In the material below, count the lines with the word "picture" and state that number only.

| Data in this exercise |
————————

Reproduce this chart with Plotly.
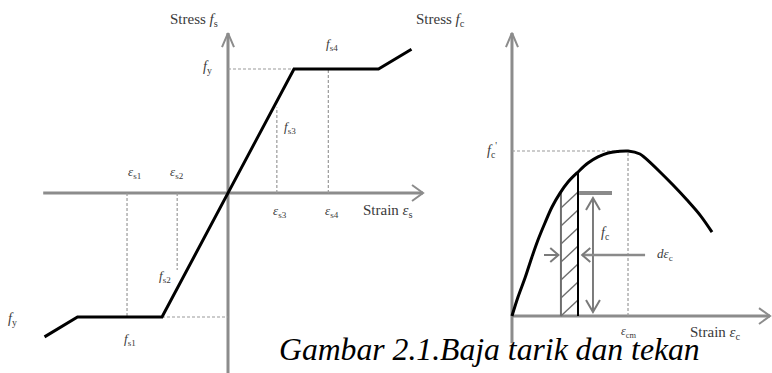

————————

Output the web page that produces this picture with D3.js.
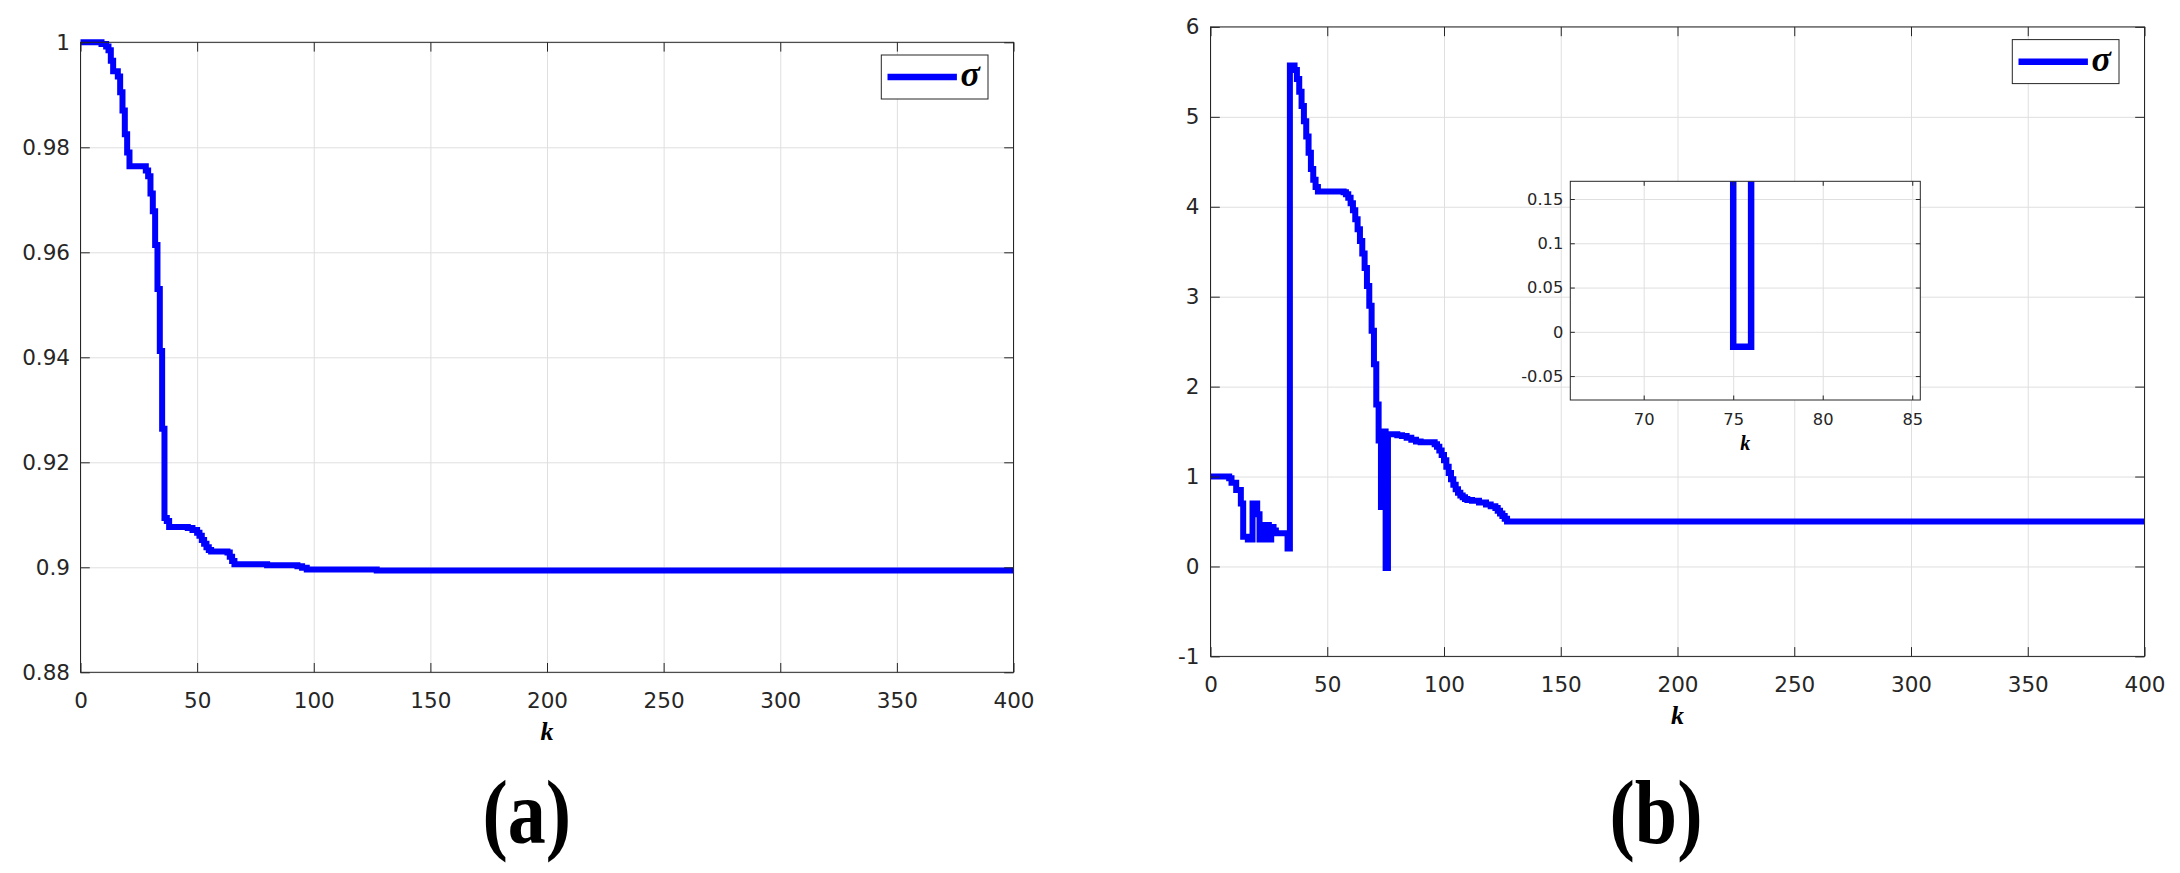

————————

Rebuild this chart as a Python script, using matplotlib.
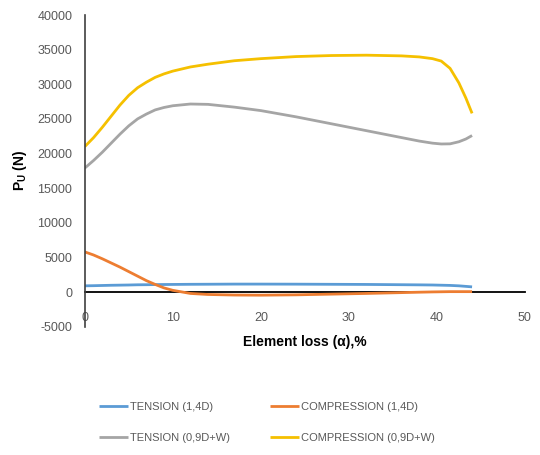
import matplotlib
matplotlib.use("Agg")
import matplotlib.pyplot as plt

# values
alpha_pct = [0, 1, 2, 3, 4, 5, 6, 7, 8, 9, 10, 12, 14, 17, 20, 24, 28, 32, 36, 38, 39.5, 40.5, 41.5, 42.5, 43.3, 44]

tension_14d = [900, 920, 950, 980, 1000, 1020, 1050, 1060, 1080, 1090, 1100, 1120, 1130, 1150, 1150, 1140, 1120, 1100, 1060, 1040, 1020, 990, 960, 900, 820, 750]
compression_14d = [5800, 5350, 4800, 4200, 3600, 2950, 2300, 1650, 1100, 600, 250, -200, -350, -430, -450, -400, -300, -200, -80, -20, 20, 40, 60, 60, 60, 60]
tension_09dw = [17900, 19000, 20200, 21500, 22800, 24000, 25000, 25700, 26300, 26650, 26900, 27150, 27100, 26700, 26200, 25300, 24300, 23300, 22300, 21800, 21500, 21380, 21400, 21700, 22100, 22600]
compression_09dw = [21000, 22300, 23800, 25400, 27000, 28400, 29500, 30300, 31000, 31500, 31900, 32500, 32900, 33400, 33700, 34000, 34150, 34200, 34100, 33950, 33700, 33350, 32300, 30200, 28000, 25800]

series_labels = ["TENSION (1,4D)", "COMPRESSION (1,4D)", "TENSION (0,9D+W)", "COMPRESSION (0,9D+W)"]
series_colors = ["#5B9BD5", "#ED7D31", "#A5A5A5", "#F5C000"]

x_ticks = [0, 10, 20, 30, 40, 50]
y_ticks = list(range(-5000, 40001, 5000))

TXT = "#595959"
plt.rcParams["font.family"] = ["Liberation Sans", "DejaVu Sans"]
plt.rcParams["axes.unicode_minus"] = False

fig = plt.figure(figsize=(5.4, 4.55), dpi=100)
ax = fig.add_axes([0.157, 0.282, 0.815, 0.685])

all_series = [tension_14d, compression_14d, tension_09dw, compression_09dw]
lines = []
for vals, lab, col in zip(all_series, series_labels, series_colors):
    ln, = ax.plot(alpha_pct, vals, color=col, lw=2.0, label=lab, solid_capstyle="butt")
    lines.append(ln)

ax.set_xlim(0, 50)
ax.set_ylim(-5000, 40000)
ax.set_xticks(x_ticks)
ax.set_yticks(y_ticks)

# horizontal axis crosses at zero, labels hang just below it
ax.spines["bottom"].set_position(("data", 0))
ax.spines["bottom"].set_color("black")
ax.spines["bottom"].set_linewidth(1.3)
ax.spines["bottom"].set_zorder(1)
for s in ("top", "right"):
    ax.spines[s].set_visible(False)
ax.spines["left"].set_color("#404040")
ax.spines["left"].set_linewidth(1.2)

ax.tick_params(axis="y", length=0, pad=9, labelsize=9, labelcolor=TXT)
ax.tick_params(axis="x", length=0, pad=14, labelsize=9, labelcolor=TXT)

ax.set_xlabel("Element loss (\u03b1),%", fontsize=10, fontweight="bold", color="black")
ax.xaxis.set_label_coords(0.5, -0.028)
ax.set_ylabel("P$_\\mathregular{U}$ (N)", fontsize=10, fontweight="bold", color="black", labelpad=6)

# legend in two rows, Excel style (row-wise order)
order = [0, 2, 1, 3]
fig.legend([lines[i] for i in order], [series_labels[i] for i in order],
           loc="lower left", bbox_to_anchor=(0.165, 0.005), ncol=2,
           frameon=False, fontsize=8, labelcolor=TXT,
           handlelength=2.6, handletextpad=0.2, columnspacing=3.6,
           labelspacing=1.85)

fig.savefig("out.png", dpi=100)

————————

| Solution to this problem |
1